>> Begin Data section

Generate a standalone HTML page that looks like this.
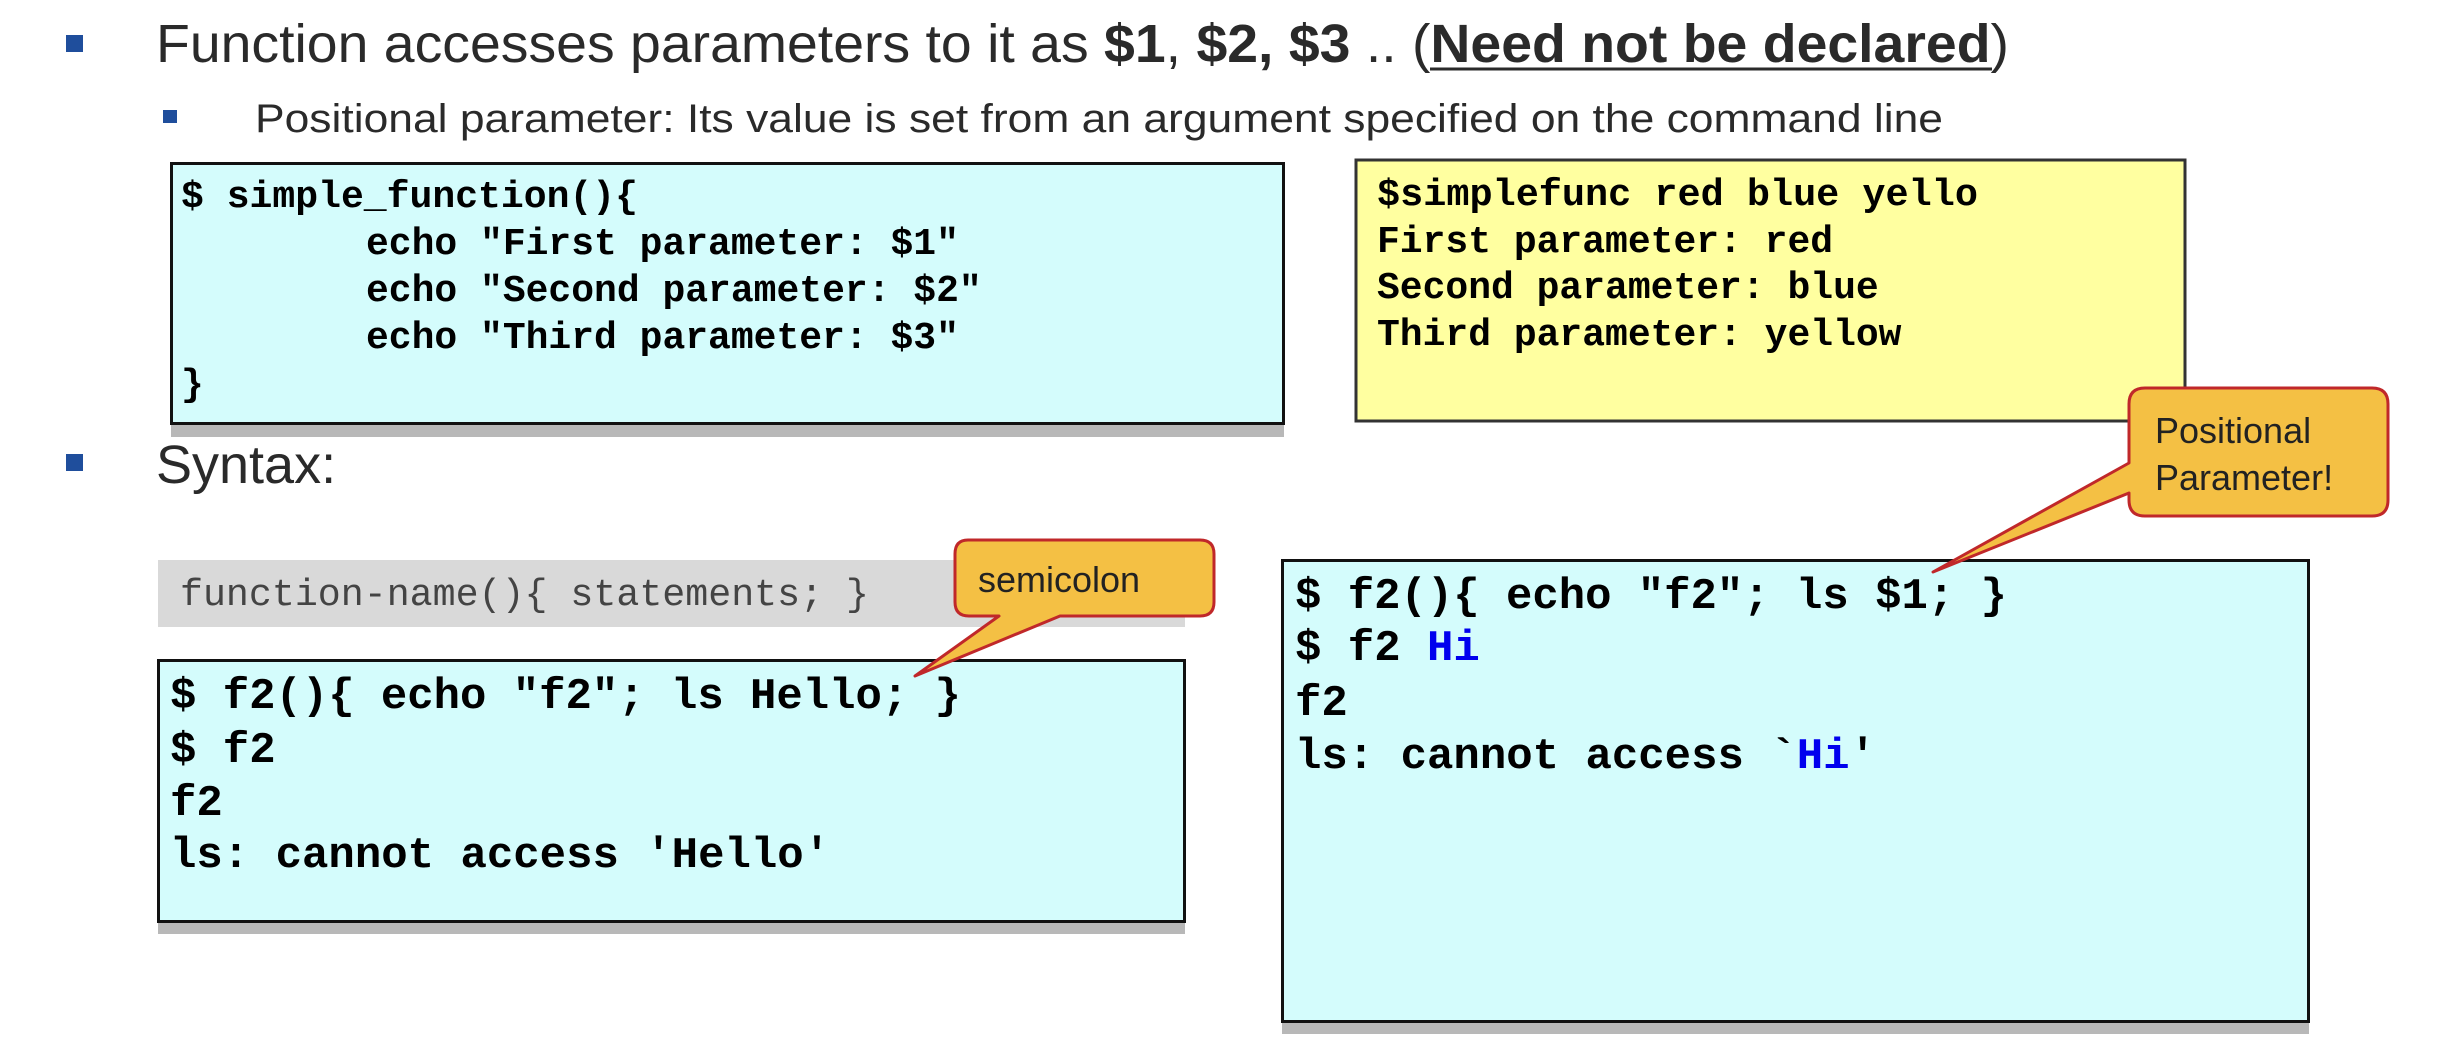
<!DOCTYPE html>
<html><head><meta charset="utf-8"><style>html,body{margin:0;padding:0;background:#fff}svg{display:block}</style></head>
<body>
<svg width="2440" height="1038" viewBox="0 0 2440 1038" xmlns="http://www.w3.org/2000/svg">
<rect width="2440" height="1038" fill="#fff"/>
<!-- bullets -->
<rect x="66" y="35" width="17" height="17" fill="#1f4e9c"/>
<rect x="163" y="110" width="14" height="13" fill="#1f4e9c"/>
<rect x="66" y="454" width="17" height="17" fill="#1f4e9c"/>
<g font-family="Liberation Sans, Arial, sans-serif" fill="#2a2a2a">
<text x="156" y="62" font-size="54" textLength="1853" lengthAdjust="spacingAndGlyphs">Function accesses parameters to it as <tspan font-weight="bold">$1</tspan>, <tspan font-weight="bold">$2, $3</tspan> .. (<tspan font-weight="bold">Need not be declared</tspan>)</text>
<line x1="1430" y1="69" x2="1992" y2="69" stroke="#2a2a2a" stroke-width="3"/>
<text x="255" y="132" font-size="40" textLength="1688" lengthAdjust="spacingAndGlyphs">Positional parameter: Its value is set from an argument specified on the command line</text>
<text x="156" y="483" font-size="54">Syntax:</text>
</g>
<!-- box 1 -->
<rect x="171" y="424" width="1113" height="13" fill="#b8b8b8"/>
<rect x="171.5" y="163.5" width="1112" height="260" fill="#d4fcfc" stroke="#111" stroke-width="3"/>
<g font-family="Liberation Mono, Courier New, monospace" font-weight="bold" font-size="38" fill="#000">
<text x="181" y="207" textLength="457" lengthAdjust="spacingAndGlyphs">$ simple_function(){</text>
<text x="366" y="254">echo "First parameter: $1"</text>
<text x="366" y="301">echo "Second parameter: $2"</text>
<text x="366" y="348">echo "Third parameter: $3"</text>
<text x="181" y="395">}</text>
</g>
<!-- yellow box -->
<rect x="1356" y="160" width="829" height="261" fill="#ffffa0" stroke="#333" stroke-width="3"/>
<g font-family="Liberation Mono, Courier New, monospace" font-weight="bold" font-size="38" fill="#000">
<text x="1377" y="205" textLength="601" lengthAdjust="spacingAndGlyphs">$simplefunc red blue yello</text>
<text x="1377" y="252">First parameter: red</text>
<text x="1377" y="298">Second parameter: blue</text>
<text x="1377" y="345">Third parameter: yellow</text>
</g>
<!-- syntax gray -->
<rect x="158" y="560" width="1027" height="67" fill="#d9d9d9"/>
<text x="180" y="605" font-family="Liberation Mono, Courier New, monospace" font-size="38" fill="#444" textLength="689" lengthAdjust="spacingAndGlyphs">function-name(){ statements; }</text>
<!-- box 2 -->
<rect x="158" y="922" width="1027" height="12" fill="#b8b8b8"/>
<rect x="158.5" y="660.5" width="1026" height="261" fill="#d4fcfc" stroke="#111" stroke-width="3"/>
<g font-family="Liberation Mono, Courier New, monospace" font-weight="bold" font-size="44" fill="#000">
<text x="170" y="708" textLength="791" lengthAdjust="spacingAndGlyphs">$ f2(){ echo "f2"; ls Hello; }</text>
<text x="170" y="762">$ f2</text>
<text x="170" y="815">f2</text>
<text x="170" y="867">ls: cannot access 'Hello'</text>
</g>
<!-- box 3 -->
<rect x="1282" y="1022" width="1027" height="12" fill="#b8b8b8"/>
<rect x="1282.5" y="560.5" width="1026" height="461" fill="#d4fcfc" stroke="#111" stroke-width="3"/>
<g font-family="Liberation Mono, Courier New, monospace" font-weight="bold" font-size="44" fill="#000">
<text x="1295" y="608" textLength="712" lengthAdjust="spacingAndGlyphs">$ f2(){ echo "f2"; ls $1; }</text>
<text x="1295" y="660">$ f2 <tspan fill="#0000ee">Hi</tspan></text>
<text x="1295" y="715">f2</text>
<text x="1295" y="768">ls: cannot access `<tspan fill="#0000ee">Hi</tspan>'</text>
</g>
<!-- callout semicolon -->
<path d="M968,540 H1200 Q1214,540 1214,554 V602 Q1214,616 1200,616 H1060 L915,676 L999,616 H969 Q955,616 955,602 V554 Q955,540 968,540 Z" fill="#f4c044" stroke="#c0282a" stroke-width="3" stroke-linejoin="round"/>
<text x="978" y="592" font-family="Liberation Sans, Arial, sans-serif" font-size="36" fill="#222">semicolon</text>
<!-- callout positional -->
<path d="M2145,388 H2372 Q2388,388 2388,404 V500 Q2388,516 2372,516 H2145 Q2129,516 2129,500 V493 L1933,572 L2129,463 V404 Q2129,388 2145,388 Z" fill="#f4c044" stroke="#c0282a" stroke-width="3" stroke-linejoin="round"/>
<g font-family="Liberation Sans, Arial, sans-serif" font-size="36" fill="#222">
<text x="2155" y="443">Positional</text>
<text x="2155" y="490">Parameter!</text>
</g>
</svg>
</body></html>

>> End Data section

Reproduce the full material exactly, excluding the pictures.

Generate a standalone HTML page that looks like this.
<!DOCTYPE html>
<html><head><meta charset="utf-8"><style>html,body{margin:0;padding:0;background:#fff}svg{display:block}</style></head>
<body>
<svg width="2440" height="1038" viewBox="0 0 2440 1038" xmlns="http://www.w3.org/2000/svg">
<rect width="2440" height="1038" fill="#fff"/>
<!-- bullets -->
<rect x="66" y="35" width="17" height="17" fill="#1f4e9c"/>
<rect x="163" y="110" width="14" height="13" fill="#1f4e9c"/>
<rect x="66" y="454" width="17" height="17" fill="#1f4e9c"/>
<g font-family="Liberation Sans, Arial, sans-serif" fill="#2a2a2a">
<text x="156" y="62" font-size="54" textLength="1853" lengthAdjust="spacingAndGlyphs">Function accesses parameters to it as <tspan font-weight="bold">$1</tspan>, <tspan font-weight="bold">$2, $3</tspan> .. (<tspan font-weight="bold">Need not be declared</tspan>)</text>
<line x1="1430" y1="69" x2="1992" y2="69" stroke="#2a2a2a" stroke-width="3"/>
<text x="255" y="132" font-size="40" textLength="1688" lengthAdjust="spacingAndGlyphs">Positional parameter: Its value is set from an argument specified on the command line</text>
<text x="156" y="483" font-size="54">Syntax:</text>
</g>
<!-- box 1 -->
<rect x="171" y="424" width="1113" height="13" fill="#b8b8b8"/>
<rect x="171.5" y="163.5" width="1112" height="260" fill="#d4fcfc" stroke="#111" stroke-width="3"/>
<g font-family="Liberation Mono, Courier New, monospace" font-weight="bold" font-size="38" fill="#000">
<text x="181" y="207" textLength="457" lengthAdjust="spacingAndGlyphs">$ simple_function(){</text>
<text x="366" y="254">echo "First parameter: $1"</text>
<text x="366" y="301">echo "Second parameter: $2"</text>
<text x="366" y="348">echo "Third parameter: $3"</text>
<text x="181" y="395">}</text>
</g>
<!-- yellow box -->
<rect x="1356" y="160" width="829" height="261" fill="#ffffa0" stroke="#333" stroke-width="3"/>
<g font-family="Liberation Mono, Courier New, monospace" font-weight="bold" font-size="38" fill="#000">
<text x="1377" y="205" textLength="601" lengthAdjust="spacingAndGlyphs">$simplefunc red blue yello</text>
<text x="1377" y="252">First parameter: red</text>
<text x="1377" y="298">Second parameter: blue</text>
<text x="1377" y="345">Third parameter: yellow</text>
</g>
<!-- syntax gray -->
<rect x="158" y="560" width="1027" height="67" fill="#d9d9d9"/>
<text x="180" y="605" font-family="Liberation Mono, Courier New, monospace" font-size="38" fill="#444" textLength="689" lengthAdjust="spacingAndGlyphs">function-name(){ statements; }</text>
<!-- box 2 -->
<rect x="158" y="922" width="1027" height="12" fill="#b8b8b8"/>
<rect x="158.5" y="660.5" width="1026" height="261" fill="#d4fcfc" stroke="#111" stroke-width="3"/>
<g font-family="Liberation Mono, Courier New, monospace" font-weight="bold" font-size="44" fill="#000">
<text x="170" y="708" textLength="791" lengthAdjust="spacingAndGlyphs">$ f2(){ echo "f2"; ls Hello; }</text>
<text x="170" y="762">$ f2</text>
<text x="170" y="815">f2</text>
<text x="170" y="867">ls: cannot access 'Hello'</text>
</g>
<!-- box 3 -->
<rect x="1282" y="1022" width="1027" height="12" fill="#b8b8b8"/>
<rect x="1282.5" y="560.5" width="1026" height="461" fill="#d4fcfc" stroke="#111" stroke-width="3"/>
<g font-family="Liberation Mono, Courier New, monospace" font-weight="bold" font-size="44" fill="#000">
<text x="1295" y="608" textLength="712" lengthAdjust="spacingAndGlyphs">$ f2(){ echo "f2"; ls $1; }</text>
<text x="1295" y="660">$ f2 <tspan fill="#0000ee">Hi</tspan></text>
<text x="1295" y="715">f2</text>
<text x="1295" y="768">ls: cannot access `<tspan fill="#0000ee">Hi</tspan>'</text>
</g>
<!-- callout semicolon -->
<path d="M968,540 H1200 Q1214,540 1214,554 V602 Q1214,616 1200,616 H1060 L915,676 L999,616 H969 Q955,616 955,602 V554 Q955,540 968,540 Z" fill="#f4c044" stroke="#c0282a" stroke-width="3" stroke-linejoin="round"/>
<text x="978" y="592" font-family="Liberation Sans, Arial, sans-serif" font-size="36" fill="#222">semicolon</text>
<!-- callout positional -->
<path d="M2145,388 H2372 Q2388,388 2388,404 V500 Q2388,516 2372,516 H2145 Q2129,516 2129,500 V493 L1933,572 L2129,463 V404 Q2129,388 2145,388 Z" fill="#f4c044" stroke="#c0282a" stroke-width="3" stroke-linejoin="round"/>
<g font-family="Liberation Sans, Arial, sans-serif" font-size="36" fill="#222">
<text x="2155" y="443">Positional</text>
<text x="2155" y="490">Parameter!</text>
</g>
</svg>
</body></html>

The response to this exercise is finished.